▸ Task to carry out
Please report every line from the material that contains the word "chart".

▸ Source data
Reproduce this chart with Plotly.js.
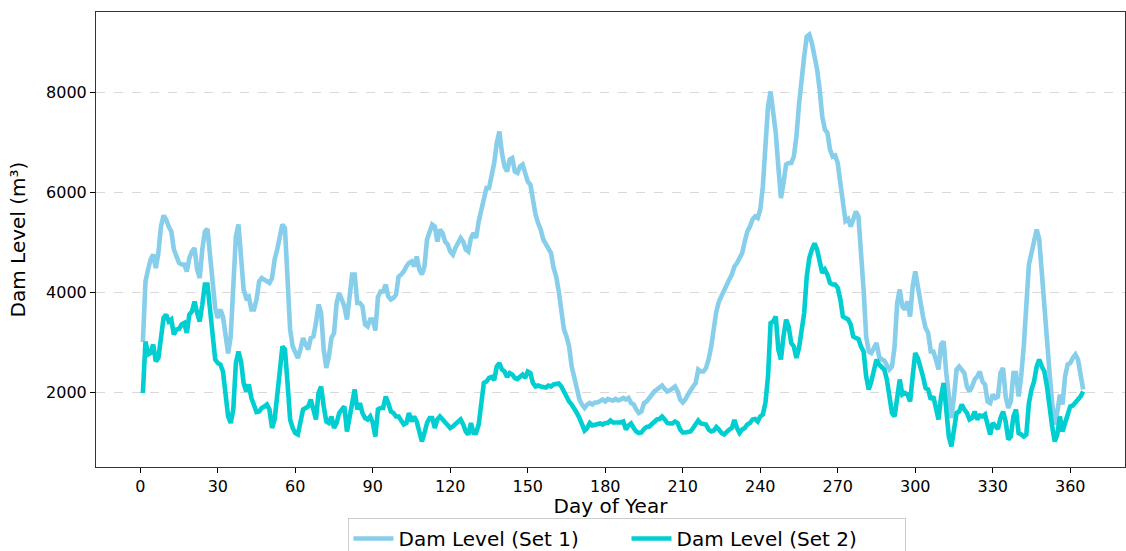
<!DOCTYPE html>
<html>
<head>
<meta charset="utf-8">
<script src="https://cdn.plot.ly/plotly-3.0.1.min.js"></script>
<style>
  html, body { margin: 0; padding: 0; background: #fff; }
  #chart { width: 1126px; height: 551px; }
</style>
</head>
<body>
<div id="chart"></div>
<script>
// Daily dam storage readings, days 1-365
const setOneLevels = [
  3000,4210,4450,4650,4750,4480,4780,5310,5530,5450,5310,5210,4850,4710,4580,4550,4550,4410,4680,4810,
  4880,4450,4280,4850,5210,5260,4710,4110,3680,3480,3650,3510,3110,2770,3110,4250,5110,5350,4710,4050,
  3880,3910,3650,3650,3850,4210,4280,4250,4210,4180,4280,4650,4850,5110,5350,5280,4380,3250,2910,2780,
  2680,2850,3080,2950,2850,3080,3110,3380,3750,3580,2850,2480,2710,3080,3180,3780,3980,3850,3710,3450,
  4010,4350,4350,3780,3780,3710,3350,3310,3450,3450,3230,3900,4010,4010,4150,3910,3850,3880,3950,4310,
  4350,4410,4510,4580,4610,4510,4710,4450,4350,4510,5050,5210,5350,5310,5010,5250,5180,5010,4950,4810,
  4750,4880,5010,5080,5010,4850,4810,5080,5180,5080,5410,5650,5850,6080,6080,6310,6580,6980,7210,6780,
  6510,6410,6650,6680,6410,6380,6510,6550,6410,6210,6150,5780,5550,5380,5250,5050,4950,4850,4780,4480,
  4310,4010,3580,3250,3110,2910,2510,2280,2050,1850,1750,1680,1750,1780,1750,1790,1790,1810,1850,1810,
  1860,1840,1830,1860,1830,1850,1880,1850,1880,1780,1750,1650,1580,1610,1780,1810,1880,1950,2010,2050,
  2080,2130,2060,2010,2030,2080,2110,2010,1850,1790,1850,1950,2050,2110,2180,2450,2410,2410,2480,2650,
  2910,3280,3610,3810,3930,4050,4180,4250,4350,4510,4580,4710,4780,5010,5210,5310,5450,5510,5480,5650,
  6110,6910,7710,8010,7580,7180,6510,5880,6180,6550,6580,6580,6710,7110,7750,8350,8710,9110,9150,8980,
  8710,8450,8050,7510,7250,7180,6850,6710,6730,6580,6180,5710,5420,5460,5310,5450,5610,5510,4850,4050,
  3110,2810,2780,2910,2980,2710,2650,2630,2550,2450,2510,2910,3780,4050,3710,3650,3810,3510,4110,4410,
  4110,3780,3510,3280,3180,2810,2810,2650,2450,2950,3010,2380,1850,1480,1910,2450,2510,2450,2380,2110,
  2010,2110,2250,2310,2410,2210,2150,1810,1780,1950,1880,1910,2380,2480,1910,1680,1810,2380,2380,1910,
  2310,2910,3650,4550,4780,4980,5250,5050,4310,3710,3050,2380,1780,1350,1600,1950,1750,2310,2550,2580,
  2680,2750,2650,2310,2050
];

const setTwoLevels = [
  1980,3010,2750,2780,2950,2610,2680,3110,3480,3550,3410,3450,3150,3250,3260,3350,3380,3180,3550,3610,
  3810,3580,3410,3750,4150,4150,3710,3180,2650,2580,2550,2410,1980,1510,1380,1650,2580,2810,2610,2180,
  2010,2150,1880,1710,1600,1610,1680,1710,1750,1650,1280,1450,1850,2410,2910,2850,2180,1450,1280,1180,
  1150,1380,1650,1680,1710,1850,1650,1450,1980,2110,1710,1410,1380,1510,1280,1380,1580,1650,1710,1210,
  1510,1880,2050,1650,1780,1580,1480,1450,1510,1380,1110,1650,1680,1680,1910,1780,1610,1580,1510,1510,
  1410,1350,1380,1580,1410,1510,1410,1180,1010,1180,1380,1480,1480,1280,1450,1510,1450,1410,1350,1280,
  1310,1350,1410,1450,1350,1210,1150,1380,1180,1180,1350,1780,2180,2210,2280,2300,2240,2510,2580,2450,
  2410,2300,2380,2350,2280,2260,2310,2350,2280,2410,2380,2180,2110,2130,2110,2110,2090,2130,2110,2150,
  2150,2170,2110,2010,1880,1810,1750,1680,1580,1480,1380,1230,1280,1380,1330,1350,1350,1370,1350,1380,
  1380,1430,1390,1390,1380,1390,1410,1250,1330,1370,1280,1210,1180,1190,1260,1300,1310,1350,1410,1450,
  1460,1510,1450,1380,1370,1370,1410,1380,1250,1190,1190,1210,1210,1280,1350,1430,1370,1350,1350,1250,
  1210,1230,1300,1250,1180,1150,1210,1250,1280,1440,1280,1180,1250,1280,1350,1380,1450,1460,1410,1510,
  1550,1780,2310,3380,3410,3510,2850,2650,3110,3450,3310,2980,2910,2680,2880,3180,3580,4310,4680,4850,
  4970,4850,4650,4380,4450,4350,4180,4150,4150,4080,3850,3510,3480,3450,3350,3110,3080,3060,2910,2810,
  2310,2050,2210,2480,2650,2550,2510,2450,2250,1910,1580,1510,1910,2250,1950,1980,1950,1810,2310,2780,
  2680,2510,2310,2080,2050,1850,1910,1680,1450,1910,2180,1650,1110,910,1250,1580,1610,1750,1650,1580,
  1450,1480,1610,1450,1530,1510,1550,1310,1150,1380,1330,1260,1480,1610,1410,1050,1110,1510,1650,1180,
  1150,1110,1150,1780,2050,2210,2510,2650,2510,2410,2110,1650,1310,1010,1150,1510,1210,1380,1580,1710,
  1730,1810,1850,1910,2010
];

const days = setOneLevels.map((_, i) => i + 1);

const seriesNames = ['Dam Level (Set 1)', 'Dam Level (Set 2)'];
const xTickValues = [0, 30, 60, 90, 120, 150, 180, 210, 240, 270, 300, 330, 360];
const yTickValues = [2000, 4000, 6000, 8000];

const font = 'DejaVu Sans, Liberation Sans, sans-serif';

const traces = [
  {
    x: days, y: setOneLevels, name: seriesNames[0],
    type: 'scatter', mode: 'lines',
    line: { color: '#87CEEB', width: 4.6 }
  },
  {
    x: days, y: setTwoLevels, name: seriesNames[1],
    type: 'scatter', mode: 'lines',
    line: { color: '#00CED1', width: 4.6 }
  }
];

const layout = {
  width: 1126,
  height: 551,
  margin: { l: 96, r: 1, t: 12, b: 84 },
  paper_bgcolor: '#ffffff',
  plot_bgcolor: '#ffffff',
  font: { family: font, size: 16, color: '#000' },
  showlegend: true,
  legend: {
    orientation: 'h',
    xref: 'container', yref: 'container',
    x: 0.5564, xanchor: 'center',
    y: 0.0599, yanchor: 'top',
    bordercolor: '#cccccc', borderwidth: 1,
    bgcolor: '#ffffff',
    font: { family: font, size: 20, color: '#000' },
    itemwidth: 40,
    entrywidth: 223,
    tracegroupgap: 0
  },
  xaxis: {
    range: [-17.15, 381.2],
    tickvals: xTickValues,
    ticks: 'outside', ticklen: 5, tickwidth: 1, tickcolor: '#000',
    showgrid: false, zeroline: false,
    showline: true, mirror: true, linecolor: '#333', linewidth: 1,
    tickfont: { family: font, size: 16, color: '#000' },
    title: { text: 'Day of Year', font: { family: font, size: 20, color: '#000' }, standoff: 8 }
  },
  yaxis: {
    range: [500, 9600],
    tickvals: yTickValues,
    ticks: 'outside', ticklen: 5, tickwidth: 1, tickcolor: '#000',
    showgrid: true, gridcolor: '#d9d9d9', griddash: 'dash', gridwidth: 1,
    zeroline: false,
    showline: true, mirror: true, linecolor: '#333', linewidth: 1,
    tickfont: { family: font, size: 16, color: '#000' },
    title: { text: 'Dam Level (m³)', font: { family: font, size: 20, color: '#000' }, standoff: 15 }
  }
};

Plotly.newPlot('chart', traces, layout, { displayModeBar: false, staticPlot: true });
</script>
</body>
</html>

▸ Written solution
Reproduce this chart with Plotly.js.
  #chart { width: 1126px; height: 551px; }
<div id="chart"></div>
Plotly.newPlot('chart', traces, layout, { displayModeBar: false, staticPlot: true });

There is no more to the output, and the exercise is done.